广岛之后,《The Day after Trinity》才不疾不徐地引入了奥本海默的一些影像资料。纽约街头大字滚动播放着“日本投降”,下一秒,奥本海默举着右臂,宛如希特勒曾经的样子——镜头拉远,我们才看到那只是一幅奥本海默指点江山的照片。“现在我成了死神,世界的毁灭者”(Now I am become Death, the destroyer of worlds),奥本海默如此演讲,随后是核爆的影像,蘑菇云一次,一次,又一次腾空,直至观者精神创伤。
诺兰版《奥本海默》中仅有Trinity test的“复原”,未插入任何广岛、长崎以及其他核爆试验的真实影像。这是明智的选择,此种人类的罹难在任何意义上unrepresentable。《The Day after Trinity》和《奥本海默》在素材上的一取一舍,各有深意。《奥本海默》聚焦奥本海默的视角,自然不能得见。以诺兰的实拍狂热(或美学自负),自然也不愿借助archive素材。而《The Day after Trinity 》决然不能不引入那些皮肤一片片剥落,骷颅头散落街头的影像,因为它们才是对“科技的傲慢”(technical arrogance)无声的回应。让一朵朵蘑菇云不厌其烦地轰炸观众吧,只有如此,“我们生活在一个有核世界”这个可怕的,但似乎又太默认而变得无关痛痒的现实,才能再次进入视野。

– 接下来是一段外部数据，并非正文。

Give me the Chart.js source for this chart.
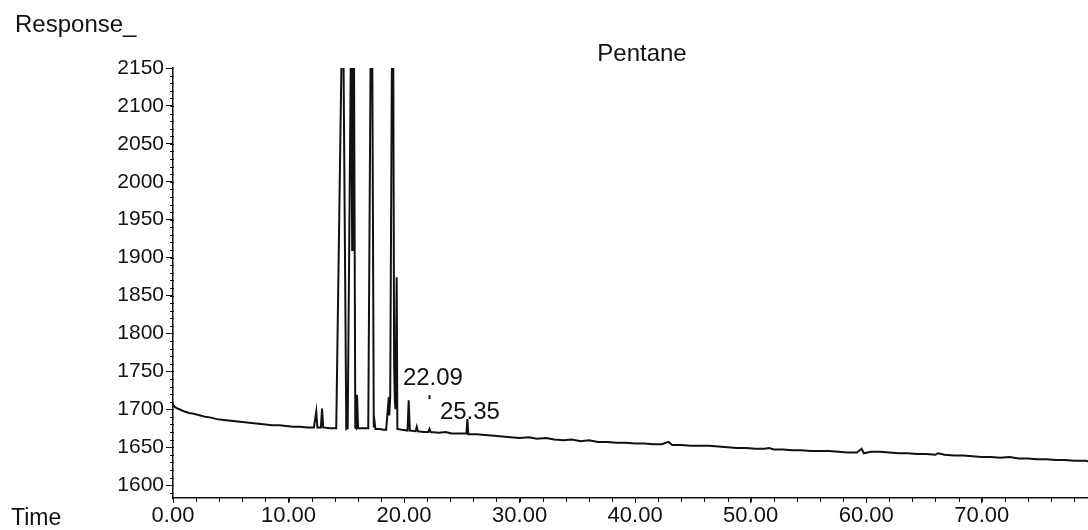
<!DOCTYPE html>
<html>
<head>
<meta charset="utf-8">
<script src="https://cdn.jsdelivr.net/npm/chart.js@4.4.0/dist/chart.umd.min.js"></script>
<style>
  html, body { margin: 0; padding: 0; background: #ffffff; }
  #wrap { position: relative; width: 1088px; height: 530px; }
</style>
</head>
<body>
<div id="wrap"><canvas id="c"></canvas></div>
<script>
// ---- data ----
const times = [
  0.00, 0.15, 0.4, 0.7, 1.0, 1.4, 1.8, 2.3, 2.8, 3.3, 3.8, 4.4, 5.0, 5.6, 6.2, 6.8, 7.4, 8.0, 8.6, 9.2,
  9.8, 10.4, 11.0, 11.6, 12.2, 12.4, 12.5, 12.8, 12.9, 13.0, 13.6, 14.13, 14.62, 14.74, 15.0, 15.12,
  15.41, 15.47, 15.51, 15.56, 15.66, 15.78, 15.85, 15.93, 16.02, 16.5, 16.9, 17.12, 17.24, 17.38,
  17.45, 17.52, 17.9, 18.2, 18.45, 18.68, 18.72, 18.8, 18.96, 19.06, 19.14, 19.2, 19.26, 19.36,
  19.42, 19.8, 20.3, 20.4, 20.5, 21.0, 21.1, 21.2, 21.7, 22.1, 22.2, 22.3, 23.0, 23.6, 24.1, 24.8,
  25.4, 25.48, 25.56, 26.3, 27.0, 27.8, 28.5, 29.2, 30.0, 30.8, 31.5, 32.3, 33.0, 33.8, 34.5, 35.3,
  36.0, 36.8, 37.6, 38.4, 39.2, 40.0, 40.8, 41.6, 42.3, 42.9, 43.2, 44.0, 44.8, 45.6, 46.4, 47.2,
  48.0, 48.8, 49.6, 50.4, 51.2, 51.6, 52.0, 52.8, 53.6, 54.4, 55.2, 56.0, 56.8, 57.6, 58.4, 59.2,
  59.6, 59.8, 60.4, 61.2, 62.0, 62.8, 63.6, 64.4, 65.2, 66.0, 66.2, 66.8, 67.6, 68.4, 69.2, 70.0,
  70.8, 71.6, 72.4, 73.2, 74.0, 74.8, 75.6, 76.4, 77.2, 78.0, 79.0, 79.5
];
const responses = [
  1707, 1703, 1701, 1699, 1697, 1695, 1694, 1692, 1690, 1689, 1687, 1686, 1685, 1684, 1683, 1682, 1681, 1680, 1679, 1679,
  1678, 1677, 1677, 1676, 1676, 1697, 1676, 1676, 1701, 1676, 1675, 1675, 2200, 2200, 1674, 1675,
  2200, 2200, 1910, 2200, 2200, 1676, 1675, 1719, 1675, 1675, 1675, 2200, 2200, 1676,
  1683, 1674, 1674, 1673, 1673, 1716, 1692, 1716, 2200, 2200, 1760, 1712, 1700, 1874,
  1674, 1673, 1672, 1712, 1672, 1671, 1677, 1671, 1670, 1670, 1674, 1670, 1669, 1670, 1668, 1668,
  1668, 1687, 1667, 1667, 1666, 1665, 1664, 1663, 1662, 1663, 1661, 1662, 1660, 1659, 1660, 1658,
  1659, 1657, 1657, 1656, 1656, 1655, 1655, 1654, 1654, 1657, 1653, 1653, 1652, 1652, 1652, 1651,
  1650, 1649, 1649, 1648, 1648, 1649, 1647, 1647, 1646, 1646, 1645, 1645, 1645, 1644, 1643, 1643,
  1648, 1642, 1644, 1644, 1643, 1642, 1642, 1641, 1641, 1640, 1642, 1640, 1639, 1639, 1638, 1637,
  1637, 1636, 1637, 1635, 1635, 1634, 1634, 1633, 1633, 1632, 1632, 1631
];
const peakLabels = ["22.09", "25.35"];
const peakLabelTimes = [19.9, 23.1];
const peakLabelResponses = [1741, 1696];
const peakMarkTimes = [22.2];
const peakMarkResponses = [1716];
const xTickValues = [0, 10, 20, 30, 40, 50, 60, 70];
const yTickValues = [1600, 1650, 1700, 1750, 1800, 1850, 1900, 1950, 2000, 2050, 2100, 2150];
const xMinorStep = 2;
const yMinorStep = 10;
const chartTitle = "Pentane";
const yAxisTitle = "Response_";
const xAxisTitle = "Time";

const FONT = '"Liberation Sans", Arial, sans-serif';
const INK = '#111111';

const trace = times.map((t, i) => ({ x: t, y: responses[i] }));
const marks = peakMarkTimes.map((t, i) => ({ x: t, y: peakMarkResponses[i] }));

const decorPlugin = {
  id: 'decor',
  afterDraw(chart) {
    const ctx = chart.ctx;
    const xs = chart.scales.x, ys = chart.scales.y;
    ctx.save();
    ctx.strokeStyle = INK;
    ctx.lineWidth = 1;
    // minor ticks, y axis
    for (let v = Math.ceil(ys.min / yMinorStep) * yMinorStep; v <= ys.max; v += yMinorStep) {
      const py = Math.round(ys.getPixelForValue(v)) + 0.5;
      ctx.beginPath(); ctx.moveTo(xs.left - 3, py); ctx.lineTo(xs.left + 1, py); ctx.stroke();
    }
    // minor ticks, x axis
    for (let v = 0; v <= xs.max; v += xMinorStep) {
      const px = Math.round(xs.getPixelForValue(v)) + 0.5;
      ctx.beginPath(); ctx.moveTo(px, ys.bottom); ctx.lineTo(px, ys.bottom + 4); ctx.stroke();
    }
    // texts
    ctx.fillStyle = INK;
    ctx.textBaseline = 'alphabetic';
    ctx.textAlign = 'left';
    ctx.font = '24px ' + FONT;
    ctx.fillText(yAxisTitle, 15, 32);
    ctx.textAlign = 'center';
    ctx.fillText(chartTitle, 642, 61);
    ctx.textAlign = 'left';
    ctx.font = '23px ' + FONT;
    ctx.fillText(xAxisTitle, 11, 525);
    ctx.font = '24px ' + FONT;
    ctx.textBaseline = 'middle';
    peakLabels.forEach((s, i) => {
      ctx.fillText(s, xs.getPixelForValue(peakLabelTimes[i]), ys.getPixelForValue(peakLabelResponses[i]));
    });
    ctx.restore();
  }
};

new Chart(document.getElementById('c'), {
  type: 'line',
  data: {
    datasets: [
      {
        data: trace,
        borderColor: INK,
        borderWidth: 2,
        pointRadius: 0,
        pointHoverRadius: 0,
        tension: 0,
        fill: false
      },
      {
        type: 'scatter',
        data: marks,
        pointStyle: 'line',
        rotation: 90,
        pointRadius: 2,
        pointHoverRadius: 2,
        borderColor: INK,
        borderWidth: 2,
        showLine: false
      }
    ]
  },
  options: {
    responsive: true,
    maintainAspectRatio: false,
    animation: false,
    parsing: false,
    events: [],
    layout: { autoPadding: false, padding: { top: 68, right: 0, left: 0, bottom: 0 } },
    plugins: { legend: { display: false }, tooltip: { enabled: false }, title: { display: false } },
    scales: {
      x: {
        type: 'linear',
        min: 0,
        max: 79.2,
        offset: false,
        afterBuildTicks(scale) { scale.ticks = xTickValues.map(v => ({ value: v })); },
        afterFit(scale) { scale.height = 32; scale.paddingRight = 0; scale.paddingLeft = 0; },
        grid: { drawOnChartArea: false, drawTicks: true, tickLength: 5, tickColor: INK },
        border: { display: true, color: INK, width: 1.5 },
        ticks: {
          autoSkip: false,
          maxRotation: 0,
          padding: 0,
          color: INK,
          font: { family: FONT, size: 22 },
          callback: v => Number(v).toFixed(2)
        }
      },
      y: {
        type: 'linear',
        min: 1583,
        max: 2150,
        afterBuildTicks(scale) { scale.ticks = yTickValues.map(v => ({ value: v })); },
        afterFit(scale) { scale.width = 173; scale.paddingTop = 0; scale.paddingBottom = 0; },
        grid: { drawOnChartArea: false, drawTicks: true, tickLength: 7, tickColor: INK },
        border: { display: true, color: INK, width: 1.5 },
        ticks: {
          autoSkip: false,
          padding: 2,
          color: INK,
          font: { family: FONT, size: 21 },
          callback: v => String(v)
        }
      }
    }
  },
  plugins: [decorPlugin]
});
</script>
</body>
</html>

在《The Day after Trinity》的结尾,老派纪录片的“上帝男中音”几乎毫无感情到令人绝望。而这些科学家们,包括奥本海默的弟弟,都在失控中战栗和无能为力。黑白照片里的奥本海默,其眸子中的精光在近一个世纪后还是直勾勾地流溢至屏幕之外。而直到结尾的一段影像资料,老年奥本海默某次提及此事时眼中的泪光,又更为摄人心魄。他是那个谜。在他一个人的悲剧里,科学和人类之间那种复杂的、随时走向失控的关系,以及我们生活的这个世界流沙般的短暂、脆弱和缥缈,紧密地交织。愈是为斯人、斯事着迷和唏嘘,我便愈无法忍受基里安·墨菲盲人般的“奥本海默”。或许,让奥本海默本人缺席的纪录片,才是叙述这段不可能叙述的历史的最好方式。
“科学家们以为他们能改变政府思考战争的方式,但似乎每个人都只是把它当成了另一种用于国防的武器罢了”。科学把人们想象和没想象过的东西制造出来,然后呢?这样的战栗和无力《奥本海默》将奥本海默塑造为普罗米修斯,也即肯定他的无辜,并在结尾处拉出爱因斯坦来“点题”(宛如高考作文)后——被冲洗得一干二净。玩各种叙事实验和视觉实验的诺兰在玩世不恭多年后,终于拍了一太“奥斯卡”的传记片,并且几乎锁定了奥斯卡,但那些被异化的科学和心灵,也在这中规中矩的“冲奥”之旅中失声。